Friday, January 27, 2006

A big game for the Bus, an even bigger one for Cowher


Friday, January 27, 2006
By Gerry Dulac, Pittsburgh Post-Gazette

It has become a common theme for Super Bowl XL that the Steelers, the AFC champion, want to win a championship for Jerome Bettis before he retires, as though it's some sort of going-away present they can buy at Kaufmann's.

That is almost as preposterous as the notion Bettis, after fumbling near the goalline in Indianapolis and almost costing the Steelers a playoff victory against the Colts, would return for one more season because he didn't want his almost-certain Hall of Fame career to be remembered for a fumble.

When looking back on Bettis' career, which has seen him become the fifth all-time leading rusher in the National Football League, people will remember the battering runs, the way he churned his 255-pound into motion, the little side-step he did after a big run, the 2001 season. They will not remember him for one fumble no more than people who think they will remember a deceased person for the way they are lying in a casket.

The Steelers want to win a championship because that is what they are paid to do, what they are supposed to strive to do, and what they didn't do last season when they were 15-1. It would be nice to win one for Bettis, who is expected to retire after the season. But it is highly unlikely Ben Roethlisberger will throw a football or Hines Ward will catch a pass or Alan Faneca will pull on a counter sweep in Detroit's Ford Field thinking, "Man, gotta win one for JB."
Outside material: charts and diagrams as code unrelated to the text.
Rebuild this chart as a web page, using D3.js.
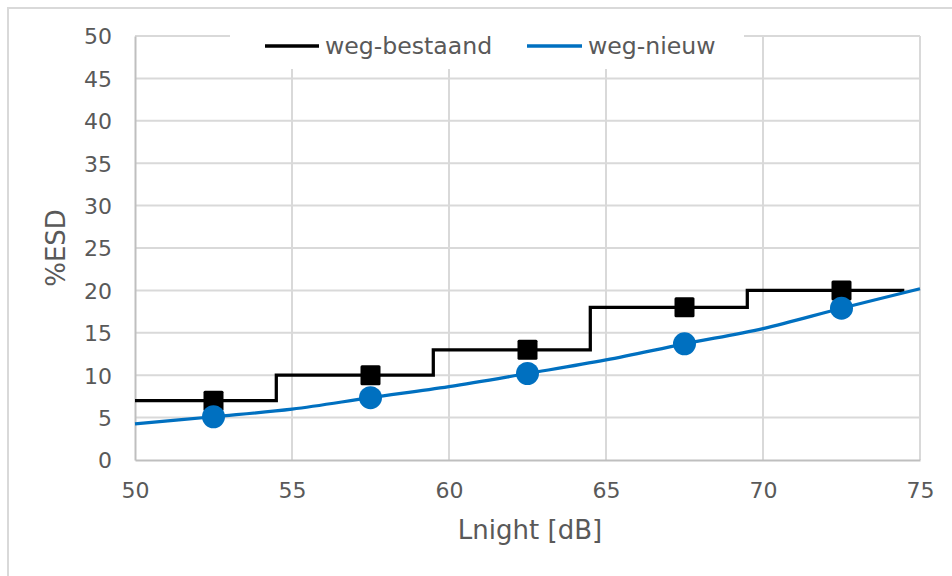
<!DOCTYPE html>
<html>
<head>
<meta charset="utf-8">
<script src="https://cdn.jsdelivr.net/npm/d3@7"></script>
<style>
  html, body { margin: 0; padding: 0; background: #fff; }
  svg { display: block; font-family: "DejaVu Sans", Verdana, sans-serif; }
</style>
</head>
<body>
<svg id="chart" width="952" height="576"></svg>
<script>
// ---- data ----
const seriesNames = ["weg-bestaand", "weg-nieuw"];
const markerX = [52.5, 57.5, 62.5, 67.5, 72.5];
const bestaandValues = [7, 10, 13, 18, 20];
const nieuwValues = [5.1, 7.35, 10.2, 13.7, 17.9];
const stepX = [50, 54.5, 59.5, 64.5, 69.5, 74.5];
const stepY = [7, 10, 13, 18, 20, 20];
const curveX = [50, 52.5, 55, 57.5, 60, 62.5, 65, 67.5, 70, 72.5, 75];
const curveY = [4.25, 5.1, 6.0, 7.35, 8.65, 10.2, 11.8, 13.7, 15.5, 17.9, 20.2];
const xTicks = [50, 55, 60, 65, 70, 75];
const yTicks = [0, 5, 10, 15, 20, 25, 30, 35, 40, 45, 50];

(function () {
// ---- layout ----
const svg = d3.select("#chart");
const pLeft = 135, pRight = 920, pTop = 36, pBottom = 460;
const x = d3.scaleLinear().domain([50, 75]).range([pLeft, pRight]);
const y = d3.scaleLinear().domain([0, 50]).range([pBottom, pTop]);
const gridColor = "#d9d9d9";
const textColor = "#595959";
const blue = "#0070c0";

// outer chart border
svg.append("rect").attr("x", 8).attr("y", 8).attr("width", 970).attr("height", 620)
  .attr("fill", "#fff").attr("stroke", gridColor).attr("stroke-width", 2);

// gridlines
const grid = svg.append("g");
grid.selectAll("line.h").data(yTicks.filter(d => d > 0)).enter().append("line")
  .attr("x1", pLeft).attr("x2", pRight)
  .attr("y1", d => y(d)).attr("y2", d => y(d))
  .attr("stroke", gridColor).attr("stroke-width", 2);
grid.selectAll("line.v").data(xTicks.filter(d => d > 50)).enter().append("line")
  .attr("x1", d => x(d)).attr("x2", d => x(d))
  .attr("y1", pTop).attr("y2", pBottom)
  .attr("stroke", gridColor).attr("stroke-width", 2);

// axes
const xAxis = d3.axisBottom(x).tickValues(xTicks).tickSize(0).tickPadding(22).tickFormat(d3.format("d"));
const yAxis = d3.axisLeft(y).tickValues(yTicks).tickSize(0).tickPadding(23).tickFormat(d3.format("d"));
const gx = svg.append("g").attr("transform", `translate(0,${pBottom})`).call(xAxis);
const gy = svg.append("g").attr("transform", `translate(${pLeft},0)`).call(yAxis);
[gx, gy].forEach(g => {
  g.select(".domain").attr("stroke", "#bfbfbf").attr("stroke-width", 2);
  g.selectAll("text").attr("fill", textColor).style("font-size", "22px")
    .style("font-family", "'DejaVu Sans', Verdana, sans-serif");
});
gy.selectAll("text").attr("dy", "0.36em");

// axis titles
svg.append("text").attr("x", 530).attr("y", 539).attr("text-anchor", "middle")
  .attr("fill", textColor).style("font-size", "26px").text("Lnight [dB]");
svg.append("text").attr("transform", "translate(65,248) rotate(-90)").attr("text-anchor", "middle")
  .attr("fill", textColor).style("font-size", "26px").text("%ESD");

// legend (white background covers gridlines)
svg.append("rect").attr("x", 230).attr("y", 22).attr("width", 514).attr("height", 47).attr("fill", "#fff");
const legend = svg.append("g");
const legendItems = [
  {name: seriesNames[0], color: "#000", x0: 265, x1: 319, tx: 325},
  {name: seriesNames[1], color: blue, x0: 527, x1: 582, tx: 588}
];
legendItems.forEach(it => {
  legend.append("line").attr("x1", it.x0).attr("x2", it.x1).attr("y1", 46).attr("y2", 46)
    .attr("stroke", it.color).attr("stroke-width", 3.5);
  legend.append("text").attr("x", it.tx).attr("y", 54).attr("fill", textColor)
    .style("font-size", "23.6px").text(it.name);
});

// series 1: step line
const stepPts = stepX.map((d, i) => [d, stepY[i]]);
svg.append("path").datum(stepPts)
  .attr("d", d3.line().x(d => x(d[0])).y(d => y(d[1])).curve(d3.curveStepAfter))
  .attr("fill", "none").attr("stroke", "#000").attr("stroke-width", 3.25);
const sq = 20;
svg.append("g").selectAll("rect").data(markerX.map((d, i) => [d, bestaandValues[i]])).enter()
  .append("rect")
  .attr("x", d => x(d[0]) - sq / 2).attr("y", d => y(d[1]) - sq / 2)
  .attr("width", sq).attr("height", sq).attr("rx", 1.5)
  .attr("fill", "#000");

// series 2: smooth line
const curvePts = curveX.map((d, i) => [d, curveY[i]]);
svg.append("path").datum(curvePts)
  .attr("d", d3.line().x(d => x(d[0])).y(d => y(d[1])).curve(d3.curveCatmullRom.alpha(0.5)))
  .attr("fill", "none").attr("stroke", blue).attr("stroke-width", 3.25);
svg.append("g").selectAll("circle").data(markerX.map((d, i) => [d, nieuwValues[i]])).enter()
  .append("circle")
  .attr("cx", d => x(d[0])).attr("cy", d => y(d[1])).attr("r", 11.5)
  .attr("fill", blue);
})();
</script>
</body>
</html>
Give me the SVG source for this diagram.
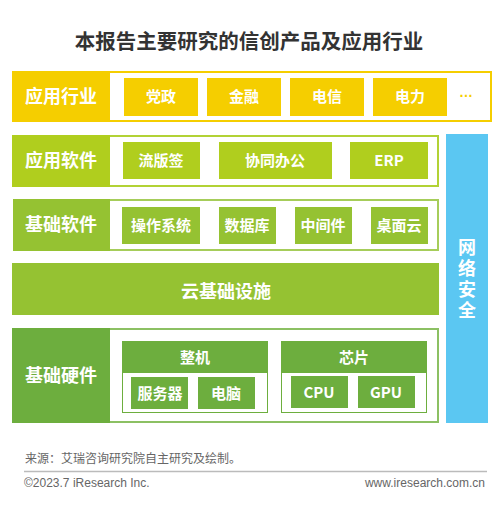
<svg xmlns="http://www.w3.org/2000/svg" width="500" height="521" viewBox="0 0 500 521">
<style>
text{font-family:"Noto Sans CJK SC","Liberation Sans",sans-serif;font-weight:bold;fill:#fff;text-anchor:middle}
.lbl{font-size:18px}
.it{font-size:15px}
.vt{font-size:18px;writing-mode:vertical-rl;text-anchor:start;letter-spacing:3px}
.foot{font-weight:normal;fill:#666;font-size:12px;text-anchor:start}
</style>
<rect width="500" height="521" fill="#fff"/>
<text x="249" y="49" style="font-size:20.5px;fill:#333">本报告主要研究的信创产品及应用行业</text>

<g id="row-industry">
<rect x="13" y="72" width="478" height="49" fill="#fff" stroke="#F5CE00" stroke-width="2"/>
<rect x="12" y="71" width="98" height="51" fill="#F5CE00"/>
<text class="lbl" x="61" y="103">应用行业</text>
<rect x="124" y="78" width="74" height="38" fill="#F5CE00"/><text class="it" x="161" y="102">党政</text>
<rect x="207" y="78" width="74" height="38" fill="#F5CE00"/><text class="it" x="244" y="102">金融</text>
<rect x="290" y="78" width="74" height="38" fill="#F5CE00"/><text class="it" x="327" y="102">电信</text>
<rect x="373" y="78" width="74" height="38" fill="#F5CE00"/><text class="it" x="410" y="102">电力</text>
<text x="466" y="97" style="font-family:'Liberation Sans',sans-serif;font-size:14px;fill:#F5CE00">…</text>
</g>

<g id="row-appsoft">
<rect x="13" y="136" width="425" height="50" fill="#fff" stroke="#B2D235" stroke-width="2"/>
<rect x="12" y="135" width="98" height="52" fill="#B0CE1E"/>
<text class="lbl" x="61" y="167">应用软件</text>
<rect x="123" y="142" width="77" height="37" fill="#B0CE1E"/><text class="it" x="161" y="166">流版签</text>
<rect x="219" y="142" width="113" height="37" fill="#B0CE1E"/><text class="it" x="275" y="166">协同办公</text>
<rect x="350" y="142" width="78" height="37" fill="#B0CE1E"/><text class="it" x="389" y="166">ERP</text>
</g>

<g id="row-basesoft">
<rect x="14" y="200" width="424" height="50" fill="#fff" stroke="#A6CD5A" stroke-width="2"/>
<rect x="13" y="199" width="97" height="52" fill="#95C232"/>
<text class="lbl" x="61" y="231">基础软件</text>
<rect x="122" y="207" width="78" height="37" fill="#95C232"/><text class="it" x="161" y="231">操作系统</text>
<rect x="219" y="207" width="57" height="37" fill="#95C232"/><text class="it" x="247" y="231">数据库</text>
<rect x="295" y="207" width="57" height="37" fill="#95C232"/><text class="it" x="323" y="231">中间件</text>
<rect x="371" y="207" width="57" height="37" fill="#95C232"/><text class="it" x="399" y="231">桌面云</text>
</g>

<g id="row-cloud">
<rect x="12" y="263" width="427" height="52" fill="#95C232"/>
<text class="lbl" x="226" y="298">云基础设施</text>
</g>

<g id="row-hardware">
<rect x="13" y="329" width="425" height="93" fill="#fff" stroke="#8CC063" stroke-width="2"/>
<rect x="12" y="328" width="98" height="95" fill="#6DAE3E"/>
<text class="lbl" x="61" y="382">基础硬件</text>
<rect x="122.5" y="341.5" width="145" height="71" fill="#fff" stroke="#6DAE3E"/>
<rect x="122" y="341" width="146" height="32" fill="#6DAE3E"/>
<text class="it" x="195" y="363">整机</text>
<rect x="131" y="377" width="57" height="32" fill="#6DAE3E"/><text class="it" x="160" y="399">服务器</text>
<rect x="198" y="377" width="57" height="32" fill="#6DAE3E"/><text class="it" x="226" y="399">电脑</text>
<rect x="281.5" y="341.5" width="145" height="71" fill="#fff" stroke="#6DAE3E"/>
<rect x="281" y="341" width="146" height="32" fill="#6DAE3E"/>
<text class="it" x="354" y="363">芯片</text>
<rect x="291" y="376" width="57" height="32" fill="#6DAE3E"/><text class="it" x="319" y="398">CPU</text>
<rect x="358" y="376" width="57" height="32" fill="#6DAE3E"/><text class="it" x="386" y="398">GPU</text>
</g>

<g id="security">
<rect x="446" y="134" width="42" height="289" fill="#5BC7F2"/>
<text class="vt" x="467" y="238">网络安全</text>
</g>

<g id="connectors"></g>

<g id="footer">
<text class="foot" x="25" y="463">来源：艾瑞咨询研究院自主研究及绘制。</text>
<line x1="24" y1="471.5" x2="487" y2="471.5" stroke="#bbb" stroke-width="1.5"/>
<text class="foot" x="24" y="487" style="font-family:'Liberation Sans',sans-serif">©2023.7 iResearch Inc.</text>
<text class="foot" x="485" y="487" style="font-family:'Liberation Sans',sans-serif;text-anchor:end">www.iresearch.com.cn</text>
</g>
</svg>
If there is such motivation to win this game, it probably should be channeled in the direction of someone else: Bill Cowher, who deserves a Super Bowl victory as much, if not more, than Jerome Bettis.

Unlike Bettis, Cowher is more remembered for the games he has lost than the 152 he has won in his 14 seasons as head coach. He is more remembered for losing four of five home conference championship games than winning eight division titles and making 10 playoff appearance since 1992, a percentage of postseason appearances not even Chuck Noll could manage.

But, unlike Noll, who won four Super Bowls in four appearances, Cowher is 0-1 in Super Bowls. And it's not just the defeat that is dangled over his head as though it's the sword of Damocles.
It's that, with five golden opportunities to get there, he only managed to get to just one measly Super Bowl (now two).

If anybody needs a victory to crystalize what he really is, it is Bill Cowher.

If the National Football League threw the names of 32 head coaches on a table and told a start-up franchise they could pick any candidate to run their team, Cowher wouldn't last till the third pick.

If Cowher were suddenly a free-agent coach, let go for some strange reason by the Steelers and free to sign with any NFL team, how many owners do you think would flirt with the notion to fire their coach and instantly hire the 48-year-old from Crafton? Twenty-nine? Thirty?

This is a big game for the Steelers, and for Bettis, but it probably a bigger game for Cowher.
Win and he is likely to cement a legacy as one of the best coaches of his era and perhaps find a spot in the Hall of Fame.

Lose and he may forever endure the label of a coach who could never win the big game. The Bud Grant of his era.

That is plausible motivation, in case the Steelers are looking for some.